I've been bisexual for nearly seven years, but it didn't feel like it was actually for me. I had a long preference for women a very long time and it always has been. The reason why I decided to be bisexual is because I was afraid of fully being out as a lesbian.
But, like all say, 'New year, New me', I decided to give that a go and finally come out.
The first person I've ever came out to was my mom who is also my first supporter. She was always there for me in my worst moments and helped me a lot with my mental health. She's also the only person in my family to come out to as bisexual, which she supports. She's basically like my best friend.
I felt nervous coming out as a lesbian to her because I thought the reason why she accepted me is because I also had a preference for men (which I don't anymore). But, I was more worried about coming out to my dad. Now, he's more of in a conservative side since he grew up in that environment where anything in the LGBTQ community was a 'sin'.
I was basically up all night to recite how I'm going to come out to my family that I didn't know it was morning.
So, when it was just me and my parents, I decided that right there is when I'm going to tell them everything. I started off by asking them if I changed one thing about myself, would they still love me. Once they shared their answers by saying "Of course we will," I dropped the bomb.
"What if I told you that I'm a lesbian?" The moment I asked that question, I saw their expressions change. Yep, this is it. There's no turning back now. "Yeah, I'm a lesbian. I like women. I know you two want me to go off and marry a young, nice man, but I-"
"Who said you had to get married to a man?" That question came out of my dad's mouth. His question shocked me down to the core that even I forgot what I was talking about. "Wait, you're not... you know? Mad?" I asked him, dumbfounded, still trying to recover what he just said. I watched him speak again, "Why would I get mad at you? You didn't say anything wrong. I mean, I knew you were gay, but I'm just a little surprised that it took you this long to say it."
I looked over at my mom who was smiling, even wider than before. She only leaned forward to where I was sitting and embraced me tightly. "You don't have to worry about anything. We'll always be by your side," she tells me in a reassuring tone that a mother should have.
At that moment, I felt myself breaking down. Not actually yet, but I did feel tears falling from my eyes.

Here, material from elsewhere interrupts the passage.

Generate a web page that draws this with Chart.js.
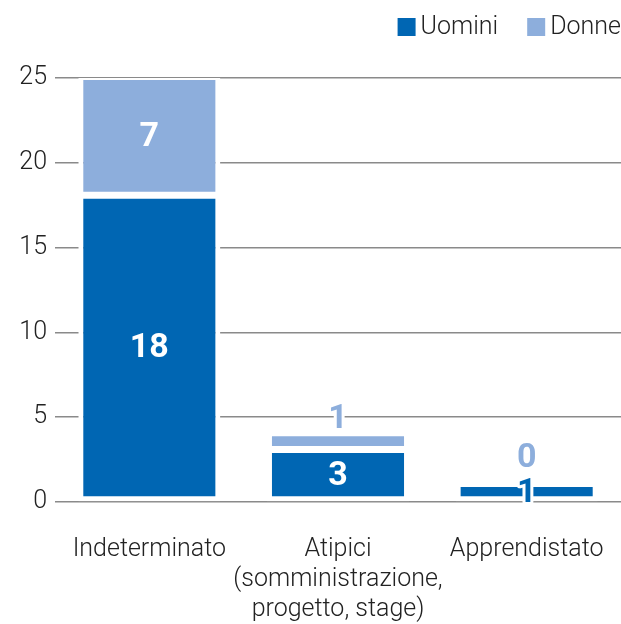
<!DOCTYPE html>
<html>
<head>
<meta charset="utf-8">
<script src="https://cdn.jsdelivr.net/npm/chart.js@4"></script>
<style>
  html, body { margin: 0; padding: 0; background: #fff; }
  #wrap { width: 621px; height: 624px; }
</style>
</head>
<body>
<div id="wrap"><canvas id="chart"></canvas></div>
<script>
const categories = ['Indeterminato', ['Atipici', '(somministrazione,', 'progetto, stage)'], 'Apprendistato'];
const uomini = [18, 3, 1];
const donne = [7, 1, 0];
const yTicks = [0, 5, 10, 15, 20, 25];

const blue = '#0066b3';
const lightBlue = '#8daedc';
const fontFamily = 'Roboto, "Open Sans", sans-serif';
const textFont = '300 25px ' + fontFamily;

// etichette dei valori dentro o sopra le barre
const valueLabels = {
    id: 'valueLabels',
    afterDatasetsDraw(chart) {
        const ctx = chart.ctx;
        ctx.save();
        ctx.font = 'bold 34px ' + fontFamily;
        ctx.textAlign = 'center';
        ctx.textBaseline = 'middle';
        ctx.lineJoin = 'round';
        chart.data.datasets.forEach((ds, di) => {
            const meta = chart.getDatasetMeta(di);
            meta.data.forEach((bar, i) => {
                const v = ds.data[i];
                const h = Math.abs(bar.base - bar.y);
                let y = (bar.y + bar.base) / 2;
                let color = '#fff';
                let stroke = false;
                if (h < 30) {
                    color = ds.backgroundColor;
                    stroke = true;
                    if (di === 1) y = bar.y - (v === 0 ? 27 : 15);
                }
                if (stroke) {
                    ctx.strokeStyle = '#fff';
                    ctx.lineWidth = 6;
                    ctx.strokeText(String(v), bar.x, y);
                }
                ctx.fillStyle = color;
                ctx.fillText(String(v), bar.x, y);
            });
        });
        ctx.restore();
    }
};

// legenda in alto a destra, quadratini vicini al testo
const topLegend = {
    id: 'topLegend',
    afterDraw(chart) {
        const ctx = chart.ctx;
        ctx.save();
        ctx.font = textFont;
        ctx.textBaseline = 'middle';
        ctx.textAlign = 'left';
        let x = chart.width;
        const items = chart.data.datasets.slice().reverse();
        items.forEach(ds => {
            const w = ctx.measureText(ds.label).width;
            const textX = x - w;
            const boxX = textX - 5 - 18;
            ctx.fillStyle = ds.backgroundColor;
            ctx.fillRect(boxX, 18, 18, 18);
            ctx.fillStyle = '#222';
            ctx.fillText(ds.label, textX, 28);
            x = boxX - 29;
        });
        ctx.restore();
    }
};

const barStyle = {
    borderColor: '#fff',
    borderWidth: {top: 2, bottom: 5, left: 5, right: 5},
    borderSkipped: false,
    barPercentage: 1,
    categoryPercentage: 0.753
};

new Chart(document.getElementById('chart'), {
    type: 'bar',
    data: {
        labels: categories,
        datasets: [
            Object.assign({label: 'Uomini', data: uomini, backgroundColor: blue}, barStyle),
            Object.assign({label: 'Donne', data: donne, backgroundColor: lightBlue}, barStyle)
        ]
    },
    options: {
        responsive: true,
        maintainAspectRatio: false,
        animation: false,
        layout: {padding: {left: 0, right: -4, top: 78, bottom: 0}},
        plugins: {
            legend: {display: false},
            tooltip: {enabled: false}
        },
        scales: {
            x: {
                stacked: true,
                grid: {display: false, drawTicks: false},
                border: {display: false},
                afterFit(scale) {
                    scale.height = 122;
                    scale.paddingLeft = 0;
                    scale.paddingRight = 0;
                },
                ticks: {
                    color: '#222',
                    padding: 33,
                    maxRotation: 0,
                    autoSkip: false,
                    font: {family: fontFamily, size: 25, weight: 300, lineHeight: 1.2}
                }
            },
            y: {
                stacked: true,
                min: 0,
                max: 25,
                afterBuildTicks(axis) {
                    axis.ticks = yTicks.map(v => ({value: v}));
                },
                afterFit(scale) {
                    scale.width = 55;
                },
                grid: {color: '#8a8a8a', lineWidth: 1.5, drawTicks: false},
                border: {display: false},
                ticks: {
                    color: '#222',
                    padding: 8,
                    font: {family: fontFamily, size: 25, weight: 300}
                }
            }
        }
    },
    plugins: [valueLabels, topLegend]
});
</script>
</body>
</html>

Holy shit, I'm actually crying. But also, I never knew that my family would respond in this manner after finding out that their oldest daughter is gay. This wasn't what I was expecting at all...
With the confirmation of love that I got from them, I was confident enough to come out to people whom I'm close with. My little sisters, my close friends, even to the people I became friends with for my final year in high school.
But most of all, you. Everyone here who came across my page.
I really do feel happy about who I am now and how I'm sharing this with all of you. For a long time, one of my biggest struggles is how I'm constantly looking for my identity that'll stick with me for the longest time. And after almost seven years of this, today was the moment that I feel true to myself and now, I'm permanently marking this as this is who I am.
I want to thank all of you for sticking around with me, and basically giving me that love and support that I didn't expect. Everyday when I get on here, I always think about you guys and how you made this a place called home for me.
Home where I feel the love that you give me.